**WHAT IS ASKED:** Each line in the material below, starting at the one with "Generate a LaTeX" and ending at the one with "minimum width=64pt] (pn)", is to be reproduced exactly; no picture is to be copied.

**EXTRACTED INFORMATION:**

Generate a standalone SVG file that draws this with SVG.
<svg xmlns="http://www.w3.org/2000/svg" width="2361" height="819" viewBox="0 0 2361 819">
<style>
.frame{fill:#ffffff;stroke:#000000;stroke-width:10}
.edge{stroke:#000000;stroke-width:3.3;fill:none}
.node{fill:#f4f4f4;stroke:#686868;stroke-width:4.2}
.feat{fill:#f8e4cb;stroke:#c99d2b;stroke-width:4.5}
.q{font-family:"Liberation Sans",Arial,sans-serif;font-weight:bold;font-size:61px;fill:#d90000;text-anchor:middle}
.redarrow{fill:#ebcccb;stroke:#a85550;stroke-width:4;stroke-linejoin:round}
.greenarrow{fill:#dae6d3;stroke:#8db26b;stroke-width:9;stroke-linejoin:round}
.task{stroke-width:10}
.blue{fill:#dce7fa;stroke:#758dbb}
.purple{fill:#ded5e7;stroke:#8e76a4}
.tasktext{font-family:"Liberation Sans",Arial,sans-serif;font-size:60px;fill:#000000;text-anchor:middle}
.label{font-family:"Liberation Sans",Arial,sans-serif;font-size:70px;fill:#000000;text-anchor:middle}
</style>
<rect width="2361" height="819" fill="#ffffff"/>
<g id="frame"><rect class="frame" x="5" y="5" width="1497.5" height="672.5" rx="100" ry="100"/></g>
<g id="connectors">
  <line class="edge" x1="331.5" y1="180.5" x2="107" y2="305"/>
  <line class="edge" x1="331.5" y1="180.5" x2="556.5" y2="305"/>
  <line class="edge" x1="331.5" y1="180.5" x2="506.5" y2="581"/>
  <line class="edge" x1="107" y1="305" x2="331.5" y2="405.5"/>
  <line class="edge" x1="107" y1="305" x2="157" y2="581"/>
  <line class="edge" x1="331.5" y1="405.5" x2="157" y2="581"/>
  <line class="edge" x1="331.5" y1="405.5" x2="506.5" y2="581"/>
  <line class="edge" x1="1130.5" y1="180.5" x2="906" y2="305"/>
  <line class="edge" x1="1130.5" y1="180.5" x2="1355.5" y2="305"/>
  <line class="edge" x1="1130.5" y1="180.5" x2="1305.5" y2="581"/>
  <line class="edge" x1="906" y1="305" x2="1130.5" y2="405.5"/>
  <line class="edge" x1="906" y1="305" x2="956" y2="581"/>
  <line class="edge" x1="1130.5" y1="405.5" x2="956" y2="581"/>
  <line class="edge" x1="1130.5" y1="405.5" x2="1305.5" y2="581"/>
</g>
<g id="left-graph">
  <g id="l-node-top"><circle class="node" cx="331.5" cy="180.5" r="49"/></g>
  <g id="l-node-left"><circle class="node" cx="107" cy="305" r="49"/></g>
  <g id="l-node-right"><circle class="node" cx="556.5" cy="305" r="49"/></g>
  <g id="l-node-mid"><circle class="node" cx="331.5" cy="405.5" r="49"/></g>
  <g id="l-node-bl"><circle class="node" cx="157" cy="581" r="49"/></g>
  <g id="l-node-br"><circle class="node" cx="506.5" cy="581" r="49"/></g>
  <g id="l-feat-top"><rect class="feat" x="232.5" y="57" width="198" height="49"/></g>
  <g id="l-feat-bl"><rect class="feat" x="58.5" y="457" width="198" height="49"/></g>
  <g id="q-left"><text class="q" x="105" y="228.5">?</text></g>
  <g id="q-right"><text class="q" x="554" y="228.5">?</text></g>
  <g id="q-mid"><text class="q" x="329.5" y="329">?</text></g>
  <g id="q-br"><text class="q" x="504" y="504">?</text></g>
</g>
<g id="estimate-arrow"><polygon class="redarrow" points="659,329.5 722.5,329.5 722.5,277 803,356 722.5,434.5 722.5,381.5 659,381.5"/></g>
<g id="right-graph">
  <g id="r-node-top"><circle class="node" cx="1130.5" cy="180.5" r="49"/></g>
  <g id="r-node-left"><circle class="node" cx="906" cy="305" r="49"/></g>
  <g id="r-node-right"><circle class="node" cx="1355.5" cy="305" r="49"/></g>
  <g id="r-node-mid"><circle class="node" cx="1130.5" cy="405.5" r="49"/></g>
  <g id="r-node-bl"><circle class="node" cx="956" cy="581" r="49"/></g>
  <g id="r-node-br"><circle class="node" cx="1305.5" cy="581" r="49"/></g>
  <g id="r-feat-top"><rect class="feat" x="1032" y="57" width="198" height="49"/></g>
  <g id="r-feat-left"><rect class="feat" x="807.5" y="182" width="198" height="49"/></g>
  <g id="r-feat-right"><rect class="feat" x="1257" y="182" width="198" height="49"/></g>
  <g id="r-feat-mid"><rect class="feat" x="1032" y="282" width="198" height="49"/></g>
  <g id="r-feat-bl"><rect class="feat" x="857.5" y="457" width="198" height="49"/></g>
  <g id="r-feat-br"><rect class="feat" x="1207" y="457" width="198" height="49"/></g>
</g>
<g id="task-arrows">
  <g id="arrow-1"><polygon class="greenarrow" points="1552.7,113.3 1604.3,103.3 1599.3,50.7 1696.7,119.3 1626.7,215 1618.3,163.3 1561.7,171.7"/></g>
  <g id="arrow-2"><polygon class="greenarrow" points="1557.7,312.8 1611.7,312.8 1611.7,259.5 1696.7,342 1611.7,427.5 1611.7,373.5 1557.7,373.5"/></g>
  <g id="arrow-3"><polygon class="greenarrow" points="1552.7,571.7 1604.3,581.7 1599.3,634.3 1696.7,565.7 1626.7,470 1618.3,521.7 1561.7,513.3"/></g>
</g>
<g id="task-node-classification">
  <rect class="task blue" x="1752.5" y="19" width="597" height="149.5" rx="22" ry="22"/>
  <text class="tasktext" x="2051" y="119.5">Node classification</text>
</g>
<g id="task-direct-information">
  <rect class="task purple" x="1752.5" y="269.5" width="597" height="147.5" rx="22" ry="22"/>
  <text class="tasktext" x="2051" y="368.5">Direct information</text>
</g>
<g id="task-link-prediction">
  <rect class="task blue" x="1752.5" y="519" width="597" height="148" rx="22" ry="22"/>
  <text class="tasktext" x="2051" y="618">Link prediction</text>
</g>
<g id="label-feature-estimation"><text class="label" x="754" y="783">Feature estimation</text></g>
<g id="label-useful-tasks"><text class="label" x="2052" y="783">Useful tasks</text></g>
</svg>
==
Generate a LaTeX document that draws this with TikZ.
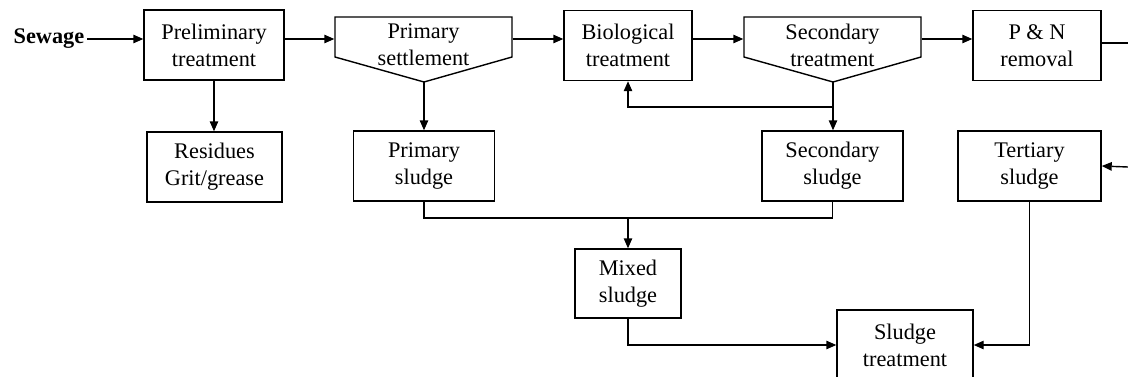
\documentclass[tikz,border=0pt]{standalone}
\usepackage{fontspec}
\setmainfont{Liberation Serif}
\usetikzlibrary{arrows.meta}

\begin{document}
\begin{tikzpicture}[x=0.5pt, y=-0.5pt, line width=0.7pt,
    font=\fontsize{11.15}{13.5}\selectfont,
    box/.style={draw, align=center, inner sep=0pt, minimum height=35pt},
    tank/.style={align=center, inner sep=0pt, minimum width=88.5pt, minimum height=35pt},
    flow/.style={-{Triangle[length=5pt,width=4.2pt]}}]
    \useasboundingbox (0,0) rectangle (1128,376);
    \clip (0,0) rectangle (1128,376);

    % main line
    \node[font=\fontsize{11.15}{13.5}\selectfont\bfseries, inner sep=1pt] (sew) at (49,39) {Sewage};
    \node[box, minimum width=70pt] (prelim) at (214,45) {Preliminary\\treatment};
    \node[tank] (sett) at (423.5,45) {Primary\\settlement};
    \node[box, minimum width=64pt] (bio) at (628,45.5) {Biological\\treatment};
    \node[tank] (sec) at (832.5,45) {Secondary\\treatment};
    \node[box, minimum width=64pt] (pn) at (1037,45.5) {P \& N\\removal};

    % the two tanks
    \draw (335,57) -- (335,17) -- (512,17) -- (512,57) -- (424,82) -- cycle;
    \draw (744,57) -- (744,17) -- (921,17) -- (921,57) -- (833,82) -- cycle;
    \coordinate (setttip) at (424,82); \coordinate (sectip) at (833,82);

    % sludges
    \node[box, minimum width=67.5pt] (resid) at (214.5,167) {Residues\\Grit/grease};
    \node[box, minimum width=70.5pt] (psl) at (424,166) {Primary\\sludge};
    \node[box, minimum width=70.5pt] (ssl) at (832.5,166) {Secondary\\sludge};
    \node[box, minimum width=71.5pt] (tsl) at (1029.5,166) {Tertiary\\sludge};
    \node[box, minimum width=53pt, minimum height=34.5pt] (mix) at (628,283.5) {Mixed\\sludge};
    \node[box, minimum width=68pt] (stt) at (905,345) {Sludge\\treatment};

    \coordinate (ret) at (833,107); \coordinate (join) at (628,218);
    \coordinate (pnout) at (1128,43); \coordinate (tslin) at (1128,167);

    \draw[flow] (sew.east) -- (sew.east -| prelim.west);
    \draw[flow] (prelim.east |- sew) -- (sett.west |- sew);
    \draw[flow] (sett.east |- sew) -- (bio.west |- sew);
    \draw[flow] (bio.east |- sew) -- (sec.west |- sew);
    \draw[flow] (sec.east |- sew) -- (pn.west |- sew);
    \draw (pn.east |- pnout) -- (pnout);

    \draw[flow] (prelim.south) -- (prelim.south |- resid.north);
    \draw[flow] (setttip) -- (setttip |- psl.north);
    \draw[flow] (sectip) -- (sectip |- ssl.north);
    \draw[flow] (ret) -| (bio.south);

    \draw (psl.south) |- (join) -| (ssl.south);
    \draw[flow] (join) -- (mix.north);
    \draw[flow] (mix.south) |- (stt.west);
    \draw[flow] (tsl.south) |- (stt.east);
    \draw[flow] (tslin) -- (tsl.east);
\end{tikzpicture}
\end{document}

**SOLUTION:**
Generate a LaTeX document that draws this with TikZ.
\documentclass[tikz,border=0pt]{standalone}
\usepackage{fontspec}
\setmainfont{Liberation Serif}
\usetikzlibrary{arrows.meta}

\begin{document}
\begin{tikzpicture}[x=0.5pt, y=-0.5pt, line width=0.7pt,
    font=\fontsize{11.15}{13.5}\selectfont,
    box/.style={draw, align=center, inner sep=0pt, minimum height=35pt},
    tank/.style={align=center, inner sep=0pt, minimum width=88.5pt, minimum height=35pt},
    flow/.style={-{Triangle[length=5pt,width=4.2pt]}}]
    \useasboundingbox (0,0) rectangle (1128,376);
    \clip (0,0) rectangle (1128,376);

    % main line
    \node[font=\fontsize{11.15}{13.5}\selectfont\bfseries, inner sep=1pt] (sew) at (49,39) {Sewage};
    \node[box, minimum width=70pt] (prelim) at (214,45) {Preliminary\\treatment};
    \node[tank] (sett) at (423.5,45) {Primary\\settlement};
    \node[box, minimum width=64pt] (bio) at (628,45.5) {Biological\\treatment};
    \node[tank] (sec) at (832.5,45) {Secondary\\treatment};
    \node[box, minimum width=64pt] (pn) at (1037,45.5) {P \& N\\removal};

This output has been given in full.